I would also not limit everything by what outfit is being worn. Some abilities need a certain weapon equipped or a free hand for example (thus a fighter/wizard needs an empty hand to cast a spell which is limiting because that means she isn't holding a shield or a second weapon) but other abilities that do not need anything particular should stay that way. Sure the fighter is casting spells, and losing several to the Spell Failure Chance of her armor. The...

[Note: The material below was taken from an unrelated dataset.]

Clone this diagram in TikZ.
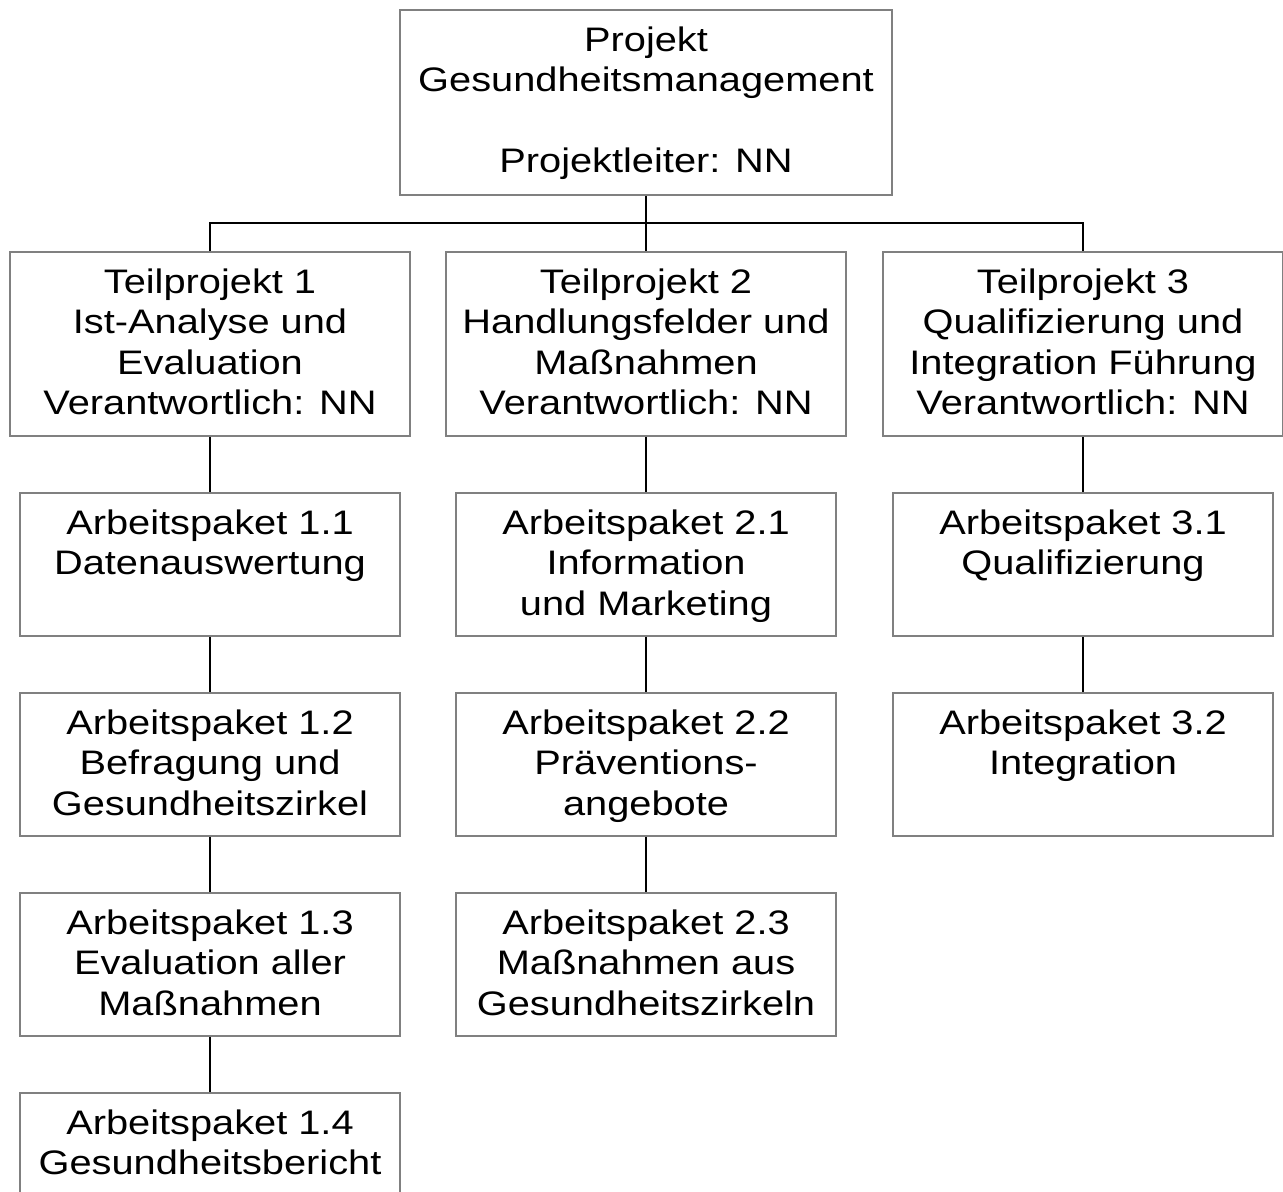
\documentclass[tikz,border=0pt]{standalone}
\usepackage{fontspec}
\setmainfont{Liberation Sans}[FakeStretch=1.17]
\begin{document}
\begin{tikzpicture}[x=0.5pt,y=-0.5pt,
  box/.style={draw=black!50,line width=0.8pt,fill=white,inner sep=0pt,minimum height=71.5pt},
  tpbox/.style={box,minimum width=200pt,minimum height=92pt},
  apbox/.style={box,minimum width=190pt},
  txt/.style={anchor=north,inner sep=0pt,align=center,font=\fontsize{17}{20.25}\selectfont,yshift=-8.5pt},
  conn/.style={draw=black,line width=1pt}]
\useasboundingbox (0,0) rectangle (1283,1191);
\clip (0,0) rectangle (1283,1191);
% top
\node[box,minimum width=246pt,minimum height=92.5pt] (top) at (646,102.5) {};
\node[txt] (ttop) at (top.north) {Projekt\\Gesundheitsmanagement\\[20.25pt]Projektleiter: NN};
% Teilprojekte
\node[tpbox] (tp1) at (210,344) {};
\node[tpbox] (tp2) at (646,344) {};
\node[tpbox] (tp3) at (1083,344) {};
\node[txt] at (tp1.north) {Teilprojekt 1\\Ist-Analyse und\\Evaluation\\Verantwortlich: NN};
\node[txt] at (tp2.north) {Teilprojekt 2\\Handlungsfelder und\\Maßnahmen\\Verantwortlich: NN};
\node[txt] at (tp3.north) {Teilprojekt 3\\Qualifizierung und\\Integration Führung\\Verantwortlich: NN};
% Arbeitspakete
\node[apbox] (a11) at (210,564.5) {};
\node[apbox] (a12) at (210,764.5) {};
\node[apbox] (a13) at (210,964.5) {};
\node[apbox] (a14) at (210,1164.5) {};
\node[apbox] (a21) at (646,564.5) {};
\node[apbox] (a22) at (646,764.5) {};
\node[apbox] (a23) at (646,964.5) {};
\node[apbox] (a31) at (1083,564.5) {};
\node[apbox] (a32) at (1083,764.5) {};
\node[txt] at (a11.north) {Arbeitspaket 1.1\\Datenauswertung};
\node[txt] at (a12.north) {Arbeitspaket 1.2\\Befragung und\\Gesundheitszirkel};
\node[txt] at (a13.north) {Arbeitspaket 1.3\\Evaluation aller\\Maßnahmen};
\node[txt] at (a14.north) {Arbeitspaket 1.4\\Gesundheitsbericht};
\node[txt] at (a21.north) {Arbeitspaket 2.1\\Information\\und Marketing};
\node[txt] at (a22.north) {Arbeitspaket 2.2\\Präventions-\\angebote};
\node[txt] at (a23.north) {Arbeitspaket 2.3\\Maßnahmen aus\\Gesundheitszirkeln};
\node[txt] at (a31.north) {Arbeitspaket 3.1\\Qualifizierung};
\node[txt] at (a32.north) {Arbeitspaket 3.2\\Integration};
% connectors
\coordinate (bus) at (646,223);
\draw[conn] (top.south) -- (bus);
\draw[conn] (bus) -| (tp1.north);
\draw[conn] (bus) -| (tp3.north);
\draw[conn] (bus) -- (tp2.north);
\draw[conn] (tp1.south) -- (a11.north);
\draw[conn] (a11.south) -- (a12.north);
\draw[conn] (a12.south) -- (a13.north);
\draw[conn] (a13.south) -- (a14.north);
\draw[conn] (tp2.south) -- (a21.north);
\draw[conn] (a21.south) -- (a22.north);
\draw[conn] (a22.south) -- (a23.north);
\draw[conn] (tp3.south) -- (a31.north);
\draw[conn] (a31.south) -- (a32.north);
\end{tikzpicture}
\end{document}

I don't think having multiple roles will diminish a character. It will just take longer to get each role's skills learned than if he had focused on one role first.

Goblin Squad Member

Question about the in game player economy:

Would prices for player made goods (or even player gathered raw materials) inflated over time?
I ask this because I see time between skill increase growing larger over time, therefore playersmay spend more time grinding for money and loots, upping the amount of disposable income quite a bit; so my fear is that asking prices may go up dramatically, even for low level goods.

It's not really something that can be easily regulated by GW, but I see out as a possibility, and it could discourage new players later into the release of the game.